From the outside looking in, I don’t understand why not more is done by lenders to retain their customers. I know what I will do if I don’t feel like a valued client. If I have been a client for a service for 3 years, I don’t see why better terms are given to a new customer when I have been putting profit into the service provider’s pockets for such long time.

5) Redeem your loan

Despite the huge rush for home loans in recent years to buy property, a huge number of investment property buyers can actually afford to pay for their purchases in cash. It is only with the purpose of using leverage that this group of buyers decide to borrow instead of using their own money.

If you are one of these cash rich homeowners who can afford to fully repay the bank, this is definitely the time to seriously consider whether to do it or not. You can avoid the rising interest charges. But if fixed deposit rates are giving you 1% and redemption of a loan will save you 0.40%, the logical decision looks pretty obvious.
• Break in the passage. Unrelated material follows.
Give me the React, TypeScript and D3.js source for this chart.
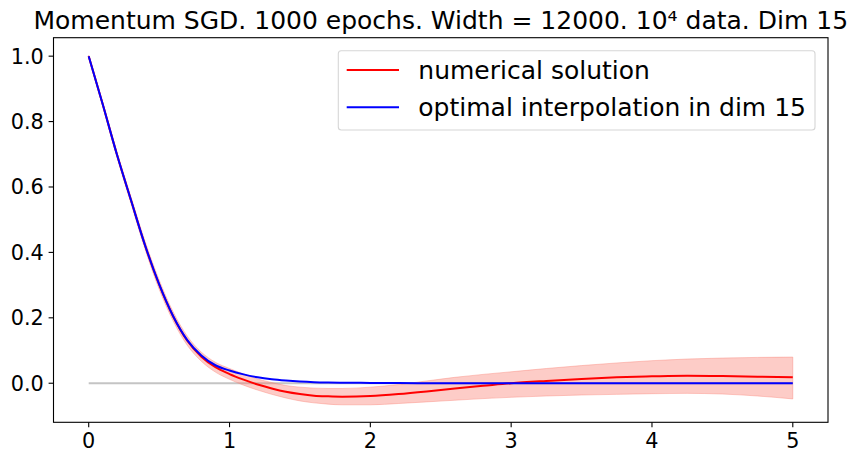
import React, { useEffect, useRef } from 'react';
import * as d3 from 'd3';

// sample positions (x) shared by all series
const xGrid = [
  0, 0.1, 0.2, 0.3, 0.4, 0.5, 0.6, 0.7, 0.8, 0.9, 1.0, 1.1, 1.2, 1.3, 1.4, 1.5, 1.6, 1.7, 1.8,
  2.0, 2.2, 2.4, 2.6, 2.8, 3.0, 3.25, 3.5, 3.75, 4.0, 4.25, 4.5, 4.75, 5.0,
];

const numerical = [
  1.0, 0.852, 0.7, 0.56, 0.422, 0.302, 0.204, 0.13, 0.081, 0.049, 0.028, 0.011, -0.004, -0.016,
  -0.026, -0.033, -0.038, -0.04, -0.041, -0.039, -0.033, -0.025, -0.016, -0.008, 0.0, 0.007, 0.013,
  0.018, 0.021, 0.023, 0.022, 0.02, 0.018,
];

const optimal = [
  1.0, 0.852, 0.7, 0.56, 0.422, 0.303, 0.205, 0.132, 0.085, 0.055, 0.039, 0.027, 0.018, 0.012,
  0.008, 0.005, 0.003, 0.002, 0.0015, 0.001, 0.0005, 0, 0, 0, 0, 0, 0, 0, 0, 0, 0, 0, 0,
];

const bandLow = [
  0.997, 0.846, 0.692, 0.55, 0.41, 0.288, 0.19, 0.116, 0.067, 0.034, 0.012, -0.006, -0.021,
  -0.034, -0.045, -0.054, -0.06, -0.064, -0.066, -0.066, -0.062, -0.057, -0.052, -0.047, -0.043,
  -0.039, -0.036, -0.034, -0.032, -0.031, -0.033, -0.039, -0.048,
];

const bandHigh = [
  1.003, 0.858, 0.708, 0.57, 0.434, 0.316, 0.218, 0.144, 0.095, 0.064, 0.045, 0.028, 0.013, 0.002,
  -0.007, -0.012, -0.015, -0.016, -0.016, -0.012, -0.004, 0.007, 0.018, 0.027, 0.035, 0.045, 0.054,
  0.062, 0.069, 0.074, 0.077, 0.079, 0.08,
];

const xTicks = [0, 1, 2, 3, 4, 5];
const yTicks = [0.0, 0.2, 0.4, 0.6, 0.8, 1.0];

const titleText = 'Momentum SGD. 1000 epochs. Width = 12000. 10\u2074 data. Dim 15';
const legendLabels = ['numerical solution', 'optimal interpolation in dim 15'];
const legendColors = ['red', 'blue'];

const W = 858;
const H = 462;
const FONT = 'DejaVu Sans, sans-serif';

const App: React.FC = () => {
  const svgRef = useRef<SVGSVGElement | null>(null);

  useEffect(() => {
    document.body.style.margin = '0';
    const svg = d3.select(svgRef.current);
    svg.selectAll('*').remove();

    const left = 53.5;
    const right = 828;
    const top = 37.7;
    const bottom = 422.3;

    // matplotlib-like 5% margins
    const xMin = d3.min(xGrid)!;
    const xMax = d3.max(xGrid)!;
    const xPad = (xMax - xMin) * 0.05;
    const yMin = d3.min(bandLow)!;
    const yMax = Math.max(d3.max(bandHigh)!, d3.max(optimal)!);
    const yPad = (yMax - yMin) * 0.05;

    const x = d3.scaleLinear().domain([xMin - xPad, xMax + xPad]).range([left, right]);
    const y = d3.scaleLinear().domain([yMin - yPad, yMax + yPad]).range([bottom, top]);

    const idx = xGrid.map((_, i) => i);

    // zero reference line
    svg
      .append('line')
      .attr('x1', x(0))
      .attr('x2', x(5))
      .attr('y1', y(0))
      .attr('y2', y(0))
      .attr('stroke', '#c4c4c4')
      .attr('stroke-width', 2);

    // spread band
    const area = d3
      .area<number>()
      .x((i) => x(xGrid[i]))
      .y0((i) => y(bandLow[i]))
      .y1((i) => y(bandHigh[i]))
      .curve(d3.curveMonotoneX);

    svg
      .append('path')
      .attr('d', area(idx)!)
      .attr('fill', 'salmon')
      .attr('fill-opacity', 0.4)
      .attr('stroke', 'salmon')
      .attr('stroke-opacity', 0.4)
      .attr('stroke-width', 1);

    const lineOf = (vals: number[]) =>
      d3
        .line<number>()
        .x((i) => x(xGrid[i]))
        .y((i) => y(vals[i]))
        .curve(d3.curveMonotoneX)(idx)!;

    svg.append('path').attr('d', lineOf(numerical)).attr('fill', 'none').attr('stroke', 'red').attr('stroke-width', 2);
    svg.append('path').attr('d', lineOf(optimal)).attr('fill', 'none').attr('stroke', 'blue').attr('stroke-width', 2);

    // spines
    svg
      .append('rect')
      .attr('x', left)
      .attr('y', top)
      .attr('width', right - left)
      .attr('height', bottom - top)
      .attr('fill', 'none')
      .attr('stroke', 'black')
      .attr('stroke-width', 1.1);

    // x ticks
    const xt = svg.append('g');
    xTicks.forEach((t) => {
      xt.append('line')
        .attr('x1', x(t))
        .attr('x2', x(t))
        .attr('y1', bottom)
        .attr('y2', bottom + 4.9)
        .attr('stroke', 'black')
        .attr('stroke-width', 1.1);
      xt.append('text')
        .attr('x', x(t))
        .attr('y', bottom + 9.7)
        .attr('dy', '0.76em')
        .attr('text-anchor', 'middle')
        .attr('font-family', FONT)
        .attr('font-size', 20.8)
        .text(String(t));
    });

    // y ticks
    const yt = svg.append('g');
    yTicks.forEach((t) => {
      yt.append('line')
        .attr('x1', left - 4.9)
        .attr('x2', left)
        .attr('y1', y(t))
        .attr('y2', y(t))
        .attr('stroke', 'black')
        .attr('stroke-width', 1.1);
      yt.append('text')
        .attr('x', left - 9.7)
        .attr('y', y(t))
        .attr('dy', '0.36em')
        .attr('text-anchor', 'end')
        .attr('font-family', FONT)
        .attr('font-size', 20.8)
        .text(t.toFixed(1));
    });

    // title
    svg
      .append('text')
      .attr('x', (left + right) / 2)
      .attr('y', top - 8.3)
      .attr('text-anchor', 'middle')
      .attr('font-family', FONT)
      .attr('font-size', 25)
      .text(titleText);

    // legend
    const lg = svg.append('g');
    lg.append('rect')
      .attr('x', 338.3)
      .attr('y', 50.7)
      .attr('width', 476.7)
      .attr('height', 79.3)
      .attr('rx', 3)
      .attr('fill', 'white')
      .attr('fill-opacity', 0.8)
      .attr('stroke', '#d6d6d6')
      .attr('stroke-width', 1.1);

    legendLabels.forEach((label, i) => {
      const cy = 70 + i * 37.3;
      lg.append('line')
        .attr('x1', 346.7)
        .attr('x2', 399)
        .attr('y1', cy)
        .attr('y2', cy)
        .attr('stroke', legendColors[i])
        .attr('stroke-width', 2);
      lg.append('text')
        .attr('x', 418.3)
        .attr('y', cy)
        .attr('dy', '0.36em')
        .attr('font-family', FONT)
        .attr('font-size', 25)
        .text(label);
    });
  }, []);

  return <svg ref={svgRef} width={W} height={H} style={{ display: 'block' }}></svg>;
};

export default App;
Don’t forget that you can also choose to partially redeem your loan with the spare cash sitting in your savings or current account that is earning a miniscule interest.
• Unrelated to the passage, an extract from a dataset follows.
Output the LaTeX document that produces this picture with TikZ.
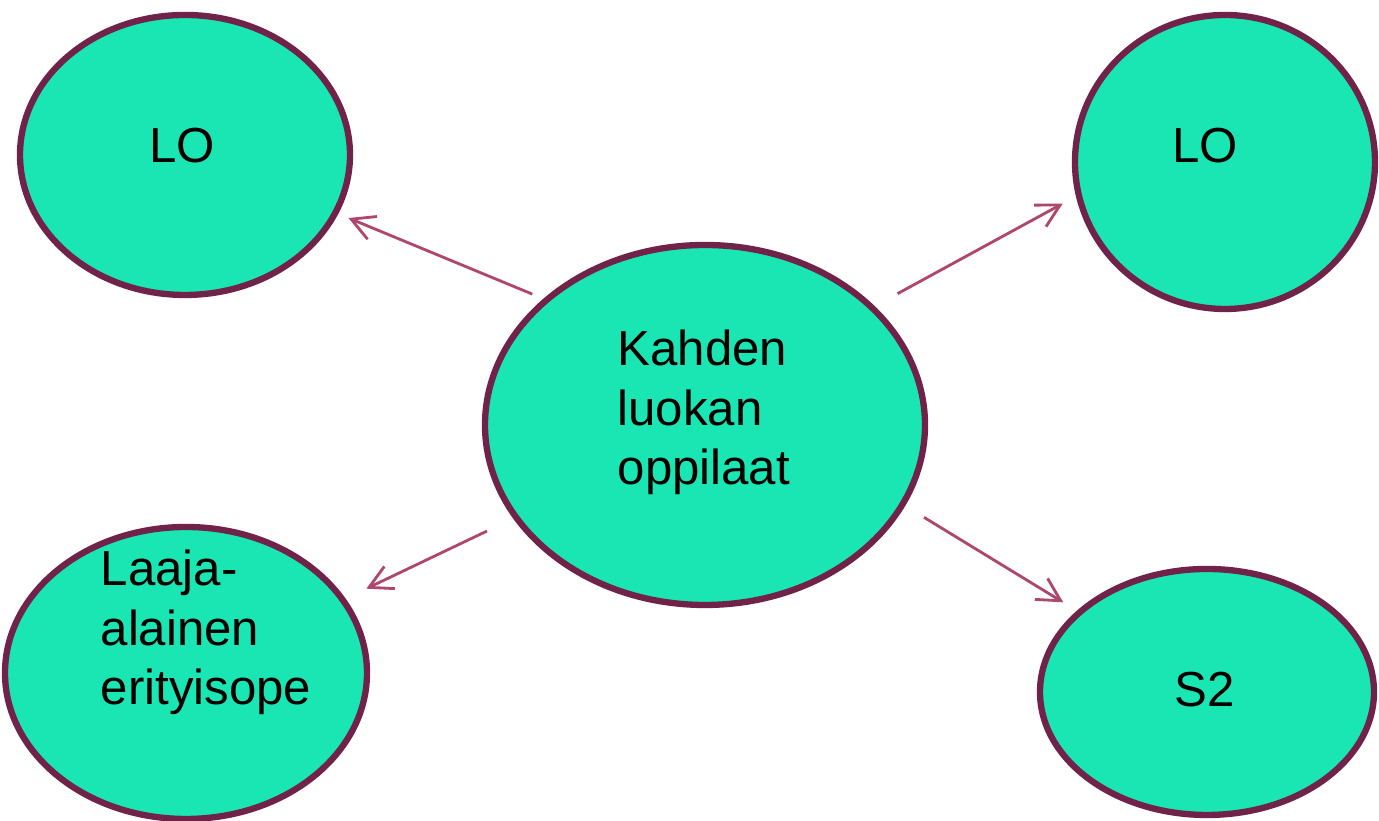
\documentclass[tikz,border=0pt]{standalone}
\usepackage{fontspec}
\setmainfont{Liberation Sans}
\usetikzlibrary{arrows.meta,shapes.geometric}
\definecolor{leaf}{RGB}{26,230,180}
\definecolor{plum}{RGB}{112,34,72}
\definecolor{rose}{RGB}{175,70,110}

\begin{document}
\begin{tikzpicture}[auto,
    ball/.style={ellipse, draw=plum, line width=1.8pt, fill=leaf, inner sep=0pt},
    word/.style={font=\fontsize{14}{17}\selectfont, align=left, inner sep=0pt},
    link/.style={draw=rose, line width=0.8pt, -{Straight Barb[length=6.5pt,width=7pt]}}]
    \useasboundingbox (0,0) rectangle (13.79,8.21);
    % circles
    \node[ball, minimum width=3.3cm, minimum height=2.8cm] (a) at (1.85, 6.66) {};
    \node[ball, minimum width=3.0cm, minimum height=2.94cm] (b) at (12.25, 6.59) {};
    \node[ball, minimum width=4.4cm, minimum height=3.6cm] (m) at (7.05, 3.96) {};
    \node[ball, minimum width=3.62cm, minimum height=2.92cm] (c) at (1.86, 1.48) {};
    \node[ball, minimum width=3.34cm, minimum height=2.46cm] (d) at (12.07, 1.29) {};
    % texts
    \node[word, anchor=base] (ta) at (1.82, 6.58) {LO};
    \node[word, anchor=base] (tb) at (12.05, 6.58) {LO};
    \node[word, anchor=base west] (tm) at (6.17, 3.36) {Kahden\\luokan\\oppilaat};
    \node[word, anchor=base west] (tc) at (1.00, 1.16) {Laaja-\\alainen\\erityisope};
    \node[word, anchor=base] (td) at (12.05, 1.14) {S2};
    % arrows
    \draw [link, shorten <=0.12cm, shorten >=0.11cm] (m.142.6) to (a.-21.5);
    \draw [link, shorten <=0.26cm, shorten >=0.15cm] (m.35.1) to (b.193.4);
    \draw [link, shorten <=0.29cm, shorten >=0.23cm] (m.206) to (c.25.1);
    \draw [link, shorten <=0.22cm, shorten >=0.16cm] (m.-22.1) to (d.148.5);
\end{tikzpicture}
\end{document}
6) Sell your house immediately

I’m kidding 😀

Final words

Even though 3 month SIBOR has hiked close to 50% in a snap, it must be noted that the rise is from around 0.40% to around 0.60%. Although 50% looks like a scary staggering number, the actual rise in real number terms is just around 0.20%. In the context of historical values and the grand scheme of things, this is like a starter in a 10-course meal. You might want to take action now, or you might want to wait for the real main course to be served. Be mindful that by the time of the main course, there is every possibility that your best course of action has already passed by since rates are consistently inching up.

Experts have been talking about the inevitable rise in interest rates for the last 3 years. The sudden spike is a surprise. But so is the extended period of extraordinarily low interest rates. Do your calculations and don’t make a decision on your loan based on a panic attack.